(GIVEN RECORDS):
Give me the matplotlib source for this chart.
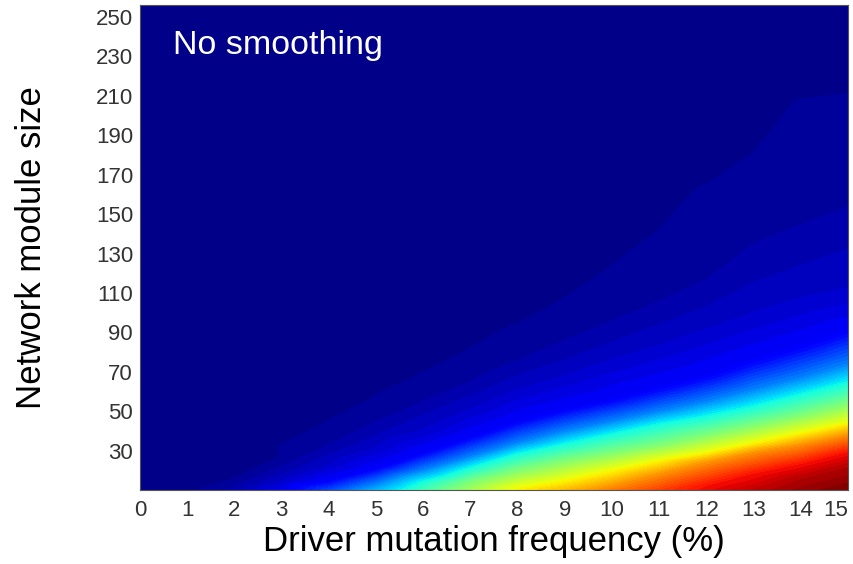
import numpy as np
import matplotlib.pyplot as plt
import matplotlib.tri as mtri

plt.rcParams["font.family"] = ["Liberation Sans", "DejaVu Sans"]

# Columns of the map (driver mutation frequency, %)
freq = [0, 1, 2, 3, 4, 5, 6, 7, 8, 9, 10, 11, 12, 13, 14, 15]

# Value along the bottom edge (module size 10) and at the top edge (256)
bottom_size = 10
top_size = 256
bottom_val = [0.0, 0.01, 0.037, 0.095, 0.19, 0.30, 0.425, 0.543, 0.646, 0.71,
              0.775, 0.84, 0.90, 0.94, 0.975, 1.0]
top_val = [0.0, 0.002, 0.004, 0.005, 0.006, 0.006, 0.006, 0.007, 0.007, 0.007,
           0.008, 0.008, 0.008, 0.008, 0.008, 0.008]

# Read-off iso-value heights (network module size) per column; nan = not reached
nan = np.nan
iso_levels = [0.95, 0.89, 0.75, 0.64, 0.5, 0.375, 0.25, 0.11, 0.065, 0.047, 0.031, 0.016]
iso_heights = [
    [nan, nan, nan, nan, nan, nan, nan, nan, nan, nan, nan, nan, nan, nan, 16, 22],
    [nan, nan, nan, nan, nan, nan, nan, nan, nan, nan, nan, nan, 12, 18, 23, 29],
    [nan, nan, nan, nan, nan, nan, nan, nan, nan, nan, 12, 18, 24, 29, 33, 38],
    [nan, nan, nan, nan, nan, nan, nan, nan, 11, 15, 20, 25, 29, 34, 39, 44],
    [nan, nan, nan, nan, nan, nan, nan, 14, 20, 25, 29, 33, 38, 43, 48, 54],
    [nan, nan, nan, nan, nan, nan, 14, 21, 28, 33, 38, 43, 47, 52, 58, 64],
    [nan, nan, nan, nan, nan, 13, 20, 27, 34, 40, 45, 50, 55, 61, 67, 74],
    [nan, nan, nan, nan, 15, 21, 29, 37, 45, 51, 56, 62, 68, 76, 83, 91],
    [nan, nan, nan, 14, 22, 31, 40, 50, 60, 67, 75, 82, 90, 98, 105, 110],
    [nan, nan, nan, 18, 28, 38, 48, 58, 68, 76, 85, 94, 103, 115, 124, 132],
    [nan, nan, 12, 22, 33, 45, 55, 65, 76, 86, 96, 106, 117, 135, 145, 154],
    [nan, 10, 16, 27, 39, 51, 62, 74, 87, 100, 116, 134, 160, 176, 206, 209],
]

yticks = [30, 50, 70, 90, 110, 130, 150, 170, 190, 210, 230, 250]


def main() -> None:
    px, py, pv = [], [], []
    for j, xv in enumerate(freq):
        px.append(xv); py.append(bottom_size); pv.append(bottom_val[j])
        for lev, row in zip(iso_levels, iso_heights):
            if not np.isnan(row[j]):
                px.append(xv); py.append(row[j]); pv.append(lev)
        px.append(xv); py.append(top_size); pv.append(top_val[j])
    px = np.array(px, dtype=float)
    py = np.array(py, dtype=float)
    pv = np.array(pv, dtype=float)

    # triangulate in rescaled space so neighbouring columns connect sensibly
    tri_scaled = mtri.Triangulation(px, py / 18.0)
    tri = mtri.Triangulation(px, py, tri_scaled.triangles)

    fig = plt.figure(figsize=(8.54, 5.64), dpi=100)
    ax = fig.add_axes([0.164, 0.131, 0.829, 0.860])
    ax.tricontourf(tri, pv, levels=np.linspace(0, 1, 65), cmap="jet")

    ax.set_xlim(0, 15)
    ax.set_ylim(bottom_size, top_size)
    ax.set_xticks(freq)
    ax.set_yticks(yticks)
    ax.tick_params(length=0, colors="#333333", labelsize=16)
    ax.tick_params(axis="y", pad=5)
    ax.tick_params(axis="x", pad=7)
    # keep the last x label inside the canvas
    ax.get_xticklabels()[-1].set_horizontalalignment("right")
    for s in ax.spines.values():
        s.set_color("#555555")
        s.set_linewidth(0.8)

    ax.set_xlabel("Driver mutation frequency (%)", fontsize=25)
    ax.set_ylabel("Network module size", fontsize=25)
    ax.xaxis.set_label_coords(0.5, -0.072)
    ax.yaxis.set_label_coords(-0.13, 0.5)
    ax.text(0.046, 0.948, "No smoothing", transform=ax.transAxes,
            color="white", fontsize=24.5, ha="left", va="top")

    fig.savefig("out.png", dpi=100)
    plt.close(fig)


if __name__ == "__main__":
    main()
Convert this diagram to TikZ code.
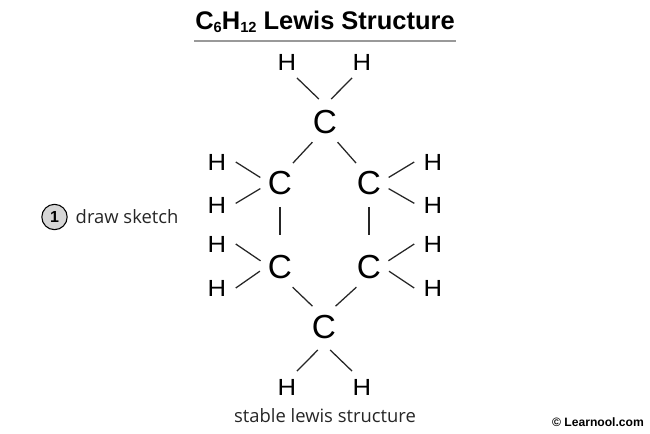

(REQUEST): Can you restate all the records above word for word while dropping the pictures?

(EXERCISE ANSWER):
Give me the matplotlib source for this chart.
import numpy as np
import matplotlib.pyplot as plt
import matplotlib.tri as mtri

plt.rcParams["font.family"] = ["Liberation Sans", "DejaVu Sans"]

# Columns of the map (driver mutation frequency, %)
freq = [0, 1, 2, 3, 4, 5, 6, 7, 8, 9, 10, 11, 12, 13, 14, 15]

# Value along the bottom edge (module size 10) and at the top edge (256)
bottom_size = 10
top_size = 256
bottom_val = [0.0, 0.01, 0.037, 0.095, 0.19, 0.30, 0.425, 0.543, 0.646, 0.71,
              0.775, 0.84, 0.90, 0.94, 0.975, 1.0]
top_val = [0.0, 0.002, 0.004, 0.005, 0.006, 0.006, 0.006, 0.007, 0.007, 0.007,
           0.008, 0.008, 0.008, 0.008, 0.008, 0.008]

# Read-off iso-value heights (network module size) per column; nan = not reached
nan = np.nan
iso_levels = [0.95, 0.89, 0.75, 0.64, 0.5, 0.375, 0.25, 0.11, 0.065, 0.047, 0.031, 0.016]
iso_heights = [
    [nan, nan, nan, nan, nan, nan, nan, nan, nan, nan, nan, nan, nan, nan, 16, 22],
    [nan, nan, nan, nan, nan, nan, nan, nan, nan, nan, nan, nan, 12, 18, 23, 29],
    [nan, nan, nan, nan, nan, nan, nan, nan, nan, nan, 12, 18, 24, 29, 33, 38],
    [nan, nan, nan, nan, nan, nan, nan, nan, 11, 15, 20, 25, 29, 34, 39, 44],
    [nan, nan, nan, nan, nan, nan, nan, 14, 20, 25, 29, 33, 38, 43, 48, 54],
    [nan, nan, nan, nan, nan, nan, 14, 21, 28, 33, 38, 43, 47, 52, 58, 64],
    [nan, nan, nan, nan, nan, 13, 20, 27, 34, 40, 45, 50, 55, 61, 67, 74],
    [nan, nan, nan, nan, 15, 21, 29, 37, 45, 51, 56, 62, 68, 76, 83, 91],
    [nan, nan, nan, 14, 22, 31, 40, 50, 60, 67, 75, 82, 90, 98, 105, 110],
    [nan, nan, nan, 18, 28, 38, 48, 58, 68, 76, 85, 94, 103, 115, 124, 132],
    [nan, nan, 12, 22, 33, 45, 55, 65, 76, 86, 96, 106, 117, 135, 145, 154],
    [nan, 10, 16, 27, 39, 51, 62, 74, 87, 100, 116, 134, 160, 176, 206, 209],
]

yticks = [30, 50, 70, 90, 110, 130, 150, 170, 190, 210, 230, 250]


def main() -> None:
    px, py, pv = [], [], []
    for j, xv in enumerate(freq):
        px.append(xv); py.append(bottom_size); pv.append(bottom_val[j])
        for lev, row in zip(iso_levels, iso_heights):
            if not np.isnan(row[j]):
                px.append(xv); py.append(row[j]); pv.append(lev)
        px.append(xv); py.append(top_size); pv.append(top_val[j])
    px = np.array(px, dtype=float)
    py = np.array(py, dtype=float)
    pv = np.array(pv, dtype=float)

    # triangulate in rescaled space so neighbouring columns connect sensibly
    tri_scaled = mtri.Triangulation(px, py / 18.0)
    tri = mtri.Triangulation(px, py, tri_scaled.triangles)

    fig = plt.figure(figsize=(8.54, 5.64), dpi=100)
    ax = fig.add_axes([0.164, 0.131, 0.829, 0.860])
    ax.tricontourf(tri, pv, levels=np.linspace(0, 1, 65), cmap="jet")

    ax.set_xlim(0, 15)
    ax.set_ylim(bottom_size, top_size)
    ax.set_xticks(freq)
    ax.set_yticks(yticks)
    ax.tick_params(length=0, colors="#333333", labelsize=16)
    ax.tick_params(axis="y", pad=5)
    ax.tick_params(axis="x", pad=7)
    # keep the last x label inside the canvas
    ax.get_xticklabels()[-1].set_horizontalalignment("right")
    for s in ax.spines.values():
        s.set_color("#555555")
        s.set_linewidth(0.8)

    ax.set_xlabel("Driver mutation frequency (%)", fontsize=25)
    ax.set_ylabel("Network module size", fontsize=25)
    ax.xaxis.set_label_coords(0.5, -0.072)
    ax.yaxis.set_label_coords(-0.13, 0.5)
    ax.text(0.046, 0.948, "No smoothing", transform=ax.transAxes,
            color="white", fontsize=24.5, ha="left", va="top")

    fig.savefig("out.png", dpi=100)
    plt.close(fig)


if __name__ == "__main__":
    main()
Convert this diagram to TikZ code.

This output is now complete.